A hearty and aromatic soup featuring cannellini beans and fresh herbs, perfect for a cozy meal.
Prep Time 10 minutes
Cook Time 25 minutes
Total Time 35 minutes
Course Soup
Cuisine Italian
Servings 4 servings
Calories 420 kcal

Ingredients
  

  • 2 tbsp olive oil for sautéing
  • 1 large onion diced
  • 3 cloves garlic minced
  • 2 cans cannellini beans drained and rinsed
  • 4 cups vegetable broth or chicken broth
  • 1 rind Parmesan cheese optional, for umami
  • 1 tsp rosemary fresh, chopped
  • 1 pinch red pepper flakes optional, for heat
  • to taste salt and pepper for seasoning

Instructions
 

  • Heat olive oil in a large pot over medium heat. Add diced onion and sauté until translucent, about 5 minutes. You'll notice a sweet aroma as the onions cook.
  • Stir in minced garlic and cook for an additional minute until fragrant, being careful not to brown the garlic.
  • Add cannellini beans and vegetable broth to the pot.

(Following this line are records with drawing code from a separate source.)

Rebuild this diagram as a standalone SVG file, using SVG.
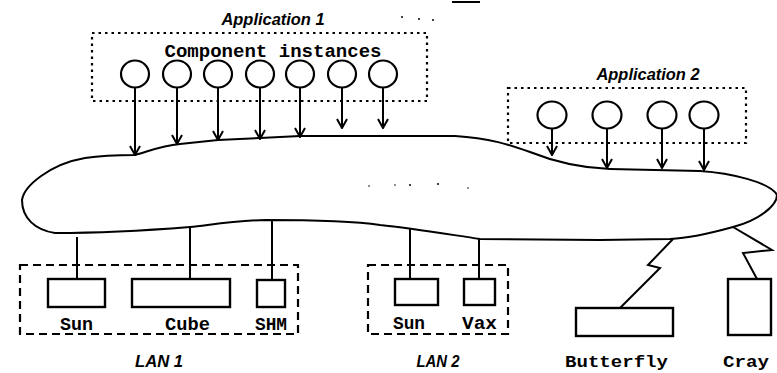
<svg xmlns="http://www.w3.org/2000/svg" width="777" height="373" viewBox="0 0 777 373">
<defs>
<style>
.ln{fill:none;stroke:#000;stroke-width:2}
.dot{fill:none;stroke:#000;stroke-width:2.2;stroke-dasharray:2.5 4}
.dash{fill:none;stroke:#000;stroke-width:2.2;stroke-dasharray:8 5}
.box{fill:#fff;stroke:#000;stroke-width:2.4}
.ci{fill:#fff;stroke:#000;stroke-width:2.2}
.mono{font-family:"Liberation Mono","Courier New",monospace;font-weight:bold;font-size:18px;fill:#000}
.sm{font-size:16px}
.ital{font-family:"Liberation Sans",Arial,sans-serif;font-style:italic;font-weight:bold;font-size:16px;fill:#000}
.arr{fill:none;stroke:#000;stroke-width:2;marker-end:url(#ah)}
</style>
<marker id="ah" viewBox="0 0 12 12" refX="11" refY="6" markerWidth="12" markerHeight="12" markerUnits="userSpaceOnUse" orient="auto">
<path d="M2,1 L11,6 L2,11" fill="none" stroke="#000" stroke-width="2"/>
</marker>
</defs>
<rect width="777" height="373" fill="#fff"/>

<!-- scan marks -->
<g id="marks" fill="#000">
<rect x="452" y="1" width="28" height="2"/>
<circle cx="402" cy="17" r="1"/><circle cx="419" cy="19" r="1"/><circle cx="433" cy="20" r="1"/>
<circle cx="369" cy="186" r="0.8"/><circle cx="395" cy="185" r="0.8"/><circle cx="410" cy="185" r="1"/><circle cx="438" cy="184" r="1"/><circle cx="468" cy="188" r="0.8"/>
</g>

<!-- network blob -->
<g id="network">
<path class="ln" d="M22,200 C24,186 50,164 85,158 C105,155 125,155 135,155 C150,151 160,146 180,144 L218,140 L260,138 L300,136 L455,136 C490,138 510,145 530,152 C555,162 580,168 610,169 L700,171 C730,173 770,182 777,195 C777,205 760,220 733,227 C715,232 690,238 670,239 L600,240 L480,239 C440,233 410,228 380,225 C360,222 330,220 265,220 C230,221 210,225 190,227 C140,231 100,233 55,233 C35,230 22,218 22,200 Z"/>
</g>

<!-- Application 1 -->
<g id="app1">
<rect class="dot" x="92" y="33" width="335" height="68"/>
<text class="ital" x="273" y="25" text-anchor="middle" textLength="103" lengthAdjust="spacingAndGlyphs">Application 1</text>
<text class="mono" x="273" y="57" text-anchor="middle" textLength="217" lengthAdjust="spacingAndGlyphs">Component instances</text>
<ellipse class="ci" cx="135" cy="74" rx="14" ry="13.5"/>
<ellipse class="ci" cx="177" cy="74" rx="14" ry="13.5"/>
<ellipse class="ci" cx="218" cy="74" rx="14" ry="13.5"/>
<ellipse class="ci" cx="260" cy="74" rx="14" ry="13.5"/>
<ellipse class="ci" cx="300" cy="74" rx="14" ry="13.5"/>
<ellipse class="ci" cx="342" cy="74" rx="14" ry="13.5"/>
<ellipse class="ci" cx="383" cy="74" rx="14" ry="13.5"/>
</g>

<!-- Application 2 -->
<g id="app2">
<rect class="dot" x="508" y="88" width="238" height="55"/>
<text class="ital" x="648" y="80" text-anchor="middle" textLength="103" lengthAdjust="spacingAndGlyphs">Application 2</text>
<ellipse class="ci" cx="552" cy="115" rx="14.5" ry="13.5"/>
<ellipse class="ci" cx="607" cy="115" rx="14.5" ry="13.5"/>
<ellipse class="ci" cx="662" cy="115" rx="14.5" ry="13.5"/>
<ellipse class="ci" cx="704" cy="115" rx="14.5" ry="13.5"/>
</g>

<!-- LAN 1 -->
<g id="lan1">
<rect class="dash" x="20" y="265" width="278" height="69"/>
<rect class="box" x="48" y="279" width="57" height="28"/>
<rect class="box" x="132" y="279" width="98" height="28"/>
<rect class="box" x="257" y="280" width="28" height="27"/>
<text class="mono" x="76.5" y="330" text-anchor="middle" textLength="33" lengthAdjust="spacingAndGlyphs">Sun</text>
<text class="mono" x="187.5" y="330" text-anchor="middle" textLength="45" lengthAdjust="spacingAndGlyphs">Cube</text>
<text class="mono" x="271" y="330" text-anchor="middle" textLength="32" lengthAdjust="spacingAndGlyphs">SHM</text>
<text class="ital" x="159" y="367" text-anchor="middle" textLength="48" lengthAdjust="spacingAndGlyphs">LAN 1</text>
</g>

<!-- LAN 2 -->
<g id="lan2">
<rect class="dash" x="368" y="265" width="140" height="69"/>
<rect class="box" x="395" y="279" width="43" height="26"/>
<rect class="box" x="464" y="279" width="31" height="26"/>
<text class="mono" x="409" y="329" text-anchor="middle" textLength="32" lengthAdjust="spacingAndGlyphs">Sun</text>
<text class="mono" x="479.5" y="329" text-anchor="middle" textLength="35" lengthAdjust="spacingAndGlyphs">Vax</text>
<text class="ital" x="438" y="367" text-anchor="middle" textLength="43" lengthAdjust="spacingAndGlyphs">LAN 2</text>
</g>

<!-- Butterfly -->
<g id="butterfly">
<rect class="box" x="576" y="308" width="97" height="28"/>
<text class="mono sm" x="616.5" y="367" text-anchor="middle" textLength="103" lengthAdjust="spacingAndGlyphs">Butterfly</text>
</g>

<!-- Cray -->
<g id="cray">
<rect class="box" x="728" y="279" width="43" height="56"/>
<text class="mono sm" x="723" y="367" textLength="46" lengthAdjust="spacingAndGlyphs">Cray</text>
</g>

<!-- connectors -->
<g id="connectors">
<line class="arr" x1="135" y1="88" x2="135" y2="155"/>
<line class="arr" x1="177" y1="88" x2="177" y2="144"/>
<line class="arr" x1="218" y1="88" x2="218" y2="140"/>
<line class="arr" x1="260" y1="88" x2="260" y2="139"/>
<line class="arr" x1="300" y1="88" x2="300" y2="137"/>
<line class="arr" x1="342" y1="88" x2="342" y2="128"/>
<line class="arr" x1="383" y1="88" x2="383" y2="128"/>
<line class="arr" x1="552" y1="129" x2="552" y2="155"/>
<line class="arr" x1="607" y1="129" x2="607" y2="168"/>
<line class="arr" x1="662" y1="129" x2="662" y2="168"/>
<line class="arr" x1="704" y1="129" x2="704" y2="170"/>
<line class="ln" x1="77" y1="237" x2="77" y2="279"/>
<line class="ln" x1="190" y1="227" x2="190" y2="279"/>
<line class="ln" x1="272" y1="221" x2="272" y2="280"/>
<line class="ln" x1="410" y1="229" x2="410" y2="279"/>
<line class="ln" x1="479" y1="238" x2="479" y2="279"/>
<polyline class="ln" points="673,239 648,265 660,268 620,308"/>
<polyline class="ln" points="733,227 772,250 743,253 757,279"/>
</g>
</svg>
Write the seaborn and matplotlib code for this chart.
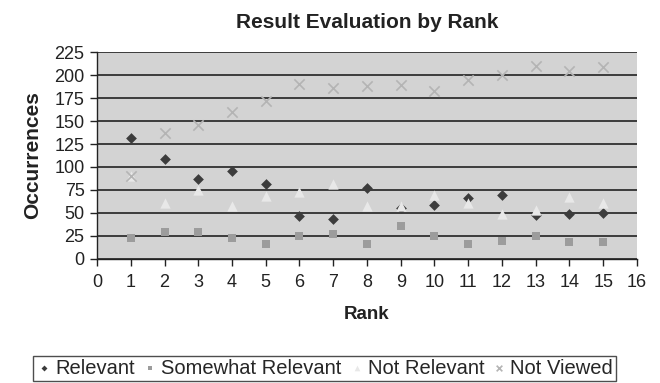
import numpy as np
import pandas as pd
import matplotlib
matplotlib.use('Agg')
import matplotlib.pyplot as plt
import seaborn as sns

rank = list(range(1, 16))
relevant = [132, 109, 87, 96, 81, 47, 43, 77, 55, 59, 66, 69, 48, 49, 50]
somewhat = [23, 29, 29, 23, 16, 25, 27, 16, 36, 25, 16, 19, 25, 18, 18]
not_relevant = [90, 61, 75, 58, 68, 73, 82, 58, 58, 70, 61, 49, 53, 67, 61]
not_viewed = [90, 137, 146, 160, 172, 190, 186, 188, 189, 183, 195, 200, 210, 204, 209]

series = ['Relevant', 'Somewhat Relevant', 'Not Relevant', 'Not Viewed']
values = [relevant, somewhat, not_relevant, not_viewed]

df = pd.DataFrame({
	'Rank': rank * 4,
	'Occurrences': sum(values, []),
	'Series': np.repeat(series, len(rank)),
})

sns.set_style('white')
plt.rcParams['font.family'] = ['Liberation Sans', 'DejaVu Sans']

fig = plt.figure(figsize=(6.6, 3.83), dpi=100)
ax = fig.add_axes([0.147, 0.324, 0.818, 0.540])
ax.set_facecolor('#d3d3d3')

colors = {'Relevant': '#3c3c3c', 'Somewhat Relevant': '#9c9c9c',
		  'Not Relevant': '#e8e8e8', 'Not Viewed': '#b4b4b4'}
markers = {'Relevant': 'D', 'Somewhat Relevant': 's',
		   'Not Relevant': '^', 'Not Viewed': 'x'}
sizes = {'Relevant': 30, 'Somewhat Relevant': 30, 'Not Relevant': 55, 'Not Viewed': 55}

for s in series:
	sub = df[df['Series'] == s]
	sns.scatterplot(data=sub, x='Rank', y='Occurrences', ax=ax, color=colors[s],
					marker=markers[s], s=sizes[s], linewidth=1.2 if s == 'Not Viewed' else 0,
					label=s, zorder=3)

ax.set_xlim(0, 16)
ax.set_ylim(0, 225)
ax.set_xticks(range(0, 17))
ax.set_yticks(range(0, 226, 25))
ax.grid(axis='y', color='#222222', linewidth=1.2)
ax.set_axisbelow(True)
for sp in ['top', 'right']:
	ax.spines[sp].set_visible(False)
for sp in ['left', 'bottom']:
	ax.spines[sp].set_color('#222222')
	ax.spines[sp].set_linewidth(1)
ax.tick_params(axis='both', direction='out', length=5, width=1, color='#222222',
			   labelsize=13, labelcolor='#222222', left=True, bottom=True)
ax.tick_params(axis='x', pad=6)
ax.tick_params(axis='y', pad=4)
ax.set_xlabel('Rank', fontsize=13.5, fontweight='bold', labelpad=11, color='#222222')
ax.set_ylabel('Occurrences', fontsize=15, fontweight='bold', labelpad=9, color='#222222')
ax.set_title('Result Evaluation by Rank', fontsize=15, fontweight='bold', pad=17, color='#222222')

handles, labels = ax.get_legend_handles_labels()
ax.legend_.remove()
leg = fig.legend(handles, labels, loc='lower center', bbox_to_anchor=(0.492, -0.02), ncol=4,
				 frameon=True, fancybox=False, edgecolor='#222222', fontsize=14.5,
				 handletextpad=0.15, columnspacing=0.35, handlelength=0.8,
				 markerscale=0.55, borderpad=0.15)
leg.get_frame().set_linewidth(1)

fig.savefig('out.png', dpi=100)
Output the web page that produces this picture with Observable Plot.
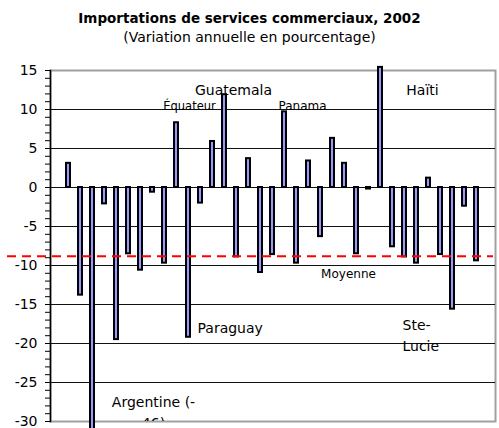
<!DOCTYPE html>
<html>
<head>
<meta charset="utf-8">
<script src="https://cdn.jsdelivr.net/npm/d3@7"></script>
<script src="https://cdn.jsdelivr.net/npm/@observablehq/plot@0.6"></script>
<style>
  html, body { margin: 0; padding: 0; background: white; }
  #wrap { width: 499px; height: 428px; overflow: hidden; position: relative; font-family: "DejaVu Sans", sans-serif; color: #000; }
  #head { height: 50px; text-align: center; }
  #title { padding-top: 9px; height: 18px; line-height: 18px; font-weight: bold; font-size: 13.5px; }
  #subtitle { margin-top: 1px; height: 18px; line-height: 18px; font-size: 14px; }
</style>
</head>
<body>
<div id="wrap">
  <div id="head">
    <div id="title">Importations de services commerciaux, 2002</div>
    <div id="subtitle">(Variation annuelle en pourcentage)</div>
  </div>
  <div id="chart"></div>
</div>
<script>
// Bar categories (position index of each economy, left to right)
const categories = d3.range(1, 36);
// Annual percentage change (Argentine is -46, off the scale)
const values = [3.1, -13.8, -46, -2.1, -19.5, -8.5, -10.6, -0.6, -9.7, 8.3,
                -19.2, -2.0, 5.9, 11.9, -8.9, 3.7, -10.9, -8.6, 9.7, -9.7,
                3.4, -6.3, 6.3, 3.1, -8.5, -0.2, 15.4, -7.6, -8.9, -9.7,
                1.2, -8.6, -15.6, -2.4, -9.4];
// Average ("Moyenne")
const meanValue = [-8.8];
// Y axis ticks
const yDomain = [-30, 15];
const yTicks = d3.range(-30, 16, 1);
const gridValues = [10, 5, 0, -5, -10, -15, -20, -25];
// Annotations: category index, y value (data units), text
const labelIndex = [14, 10, 19, 27, 11, 3, 33, 24];
const labelY = [11.8, 9.9, 9.9, 11.8, -18.7, -26.2, -16.4, -11.6];
const labelText = ["Guatemala", "Équateur", "Panama", "Haïti", "Paraguay", "Argentine (-\n46)", "Ste-\nLucie", "Moyenne"];

const data = categories.map((c, k) => ({cat: c, v: values[k]}));
const labels = labelIndex.map((c, k) => ({cat: c, y: labelY[k], text: labelText[k]}));
const lab = name => labels.filter(d => d.text === name);

const chart = Plot.plot({
  width: 499,
  height: 378,
  marginTop: 20,
  marginBottom: 7,
  marginLeft: 50,
  marginRight: 4,
  style: {fontFamily: "DejaVu Sans", fontSize: "14px", color: "#000", background: "white"},
  x: {type: "band", domain: categories, paddingInner: 0.66, paddingOuter: 0.33, axis: null},
  y: {domain: yDomain, axis: null},
  marks: [
    Plot.frame({stroke: "#a0a0a0", strokeWidth: 2}),
    Plot.ruleY(gridValues, {stroke: "#111", strokeWidth: 1}),
    Plot.barY(data, {x: "cat", y: "v", fill: "#9999ff", stroke: "#000", strokeWidth: 2}),
    Plot.ruleY(meanValue, {stroke: "#ff0000", strokeWidth: 2, strokeDasharray: "9,6", insetLeft: -43, insetRight: 2}),
    Plot.text(lab("Guatemala"), {x: "cat", y: "y", text: "text", dx: 9, lineAnchor: "bottom", fontSize: 14}),
    Plot.text(lab("Équateur"), {x: "cat", y: "y", text: "text", dx: 13, lineAnchor: "bottom", fontSize: 11.5}),
    Plot.text(lab("Panama"), {x: "cat", y: "y", text: "text", dx: 18, lineAnchor: "bottom", fontSize: 12}),
    Plot.text(lab("Haïti"), {x: "cat", y: "y", text: "text", dx: 42, lineAnchor: "bottom", fontSize: 14}),
    Plot.text(lab("Paraguay"), {x: "cat", y: "y", text: "text", dx: 9, textAnchor: "start", lineAnchor: "bottom", fontSize: 14}),
    Plot.text(lab("Argentine (-\n46)"), {x: "cat", y: "y", text: "text", dx: 61, lineAnchor: "top", lineHeight: 1.5, fontSize: 14, clip: true}),
    Plot.text(lab("Ste-\nLucie"), {x: "cat", y: "y", text: "text", dx: -50, textAnchor: "start", lineAnchor: "top", lineHeight: 1.5, fontSize: 14}),
    Plot.text(lab("Moyenne"), {x: "cat", y: "y", text: "text", dx: 4, lineAnchor: "bottom", fontSize: 12}),
    Plot.axisY({ticks: yTicks, tickFormat: d => d % 5 === 0 ? String(d) : "", tickSize: 5, tickPadding: 8, label: null, stroke: "#000", fill: "#000", fontSize: 14}),
    Plot.frame({anchor: "left", stroke: "#000", strokeWidth: 1.5})
  ]
});
document.getElementById("chart").appendChild(chart);
</script>
</body>
</html>
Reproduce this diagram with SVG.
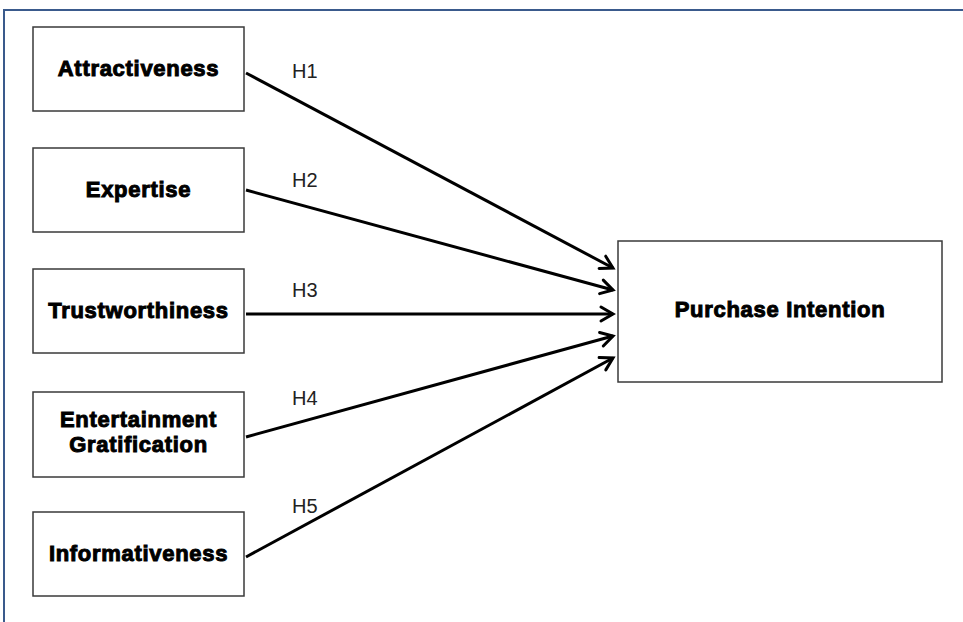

Bring to a gentle simmer, scraping any fond from the bottom of the pot.
  • Toss in the Parmesan rind and fresh rosemary. Let the soup simmer for 20 minutes, allowing flavors to meld. The aroma will become more complex.
  • Remove the Parmesan rind. Use an immersion blender to blend part of the soup for a creamy texture, leaving some beans whole for contrast.
  • Season with salt, pepper, and red pepper flakes if using. Taste and adjust seasoning as needed.
  • Serve the soup hot, drizzled with a little olive oil for richness and a sprinkle of extra rosemary if desired.
  • For added texture, consider serving with crusty bread or croutons on the side.

Notes

This soup is an excellent make-ahead meal as flavors deepen over time. Adjust the consistency by adding more broth if it thickens too much after cooling.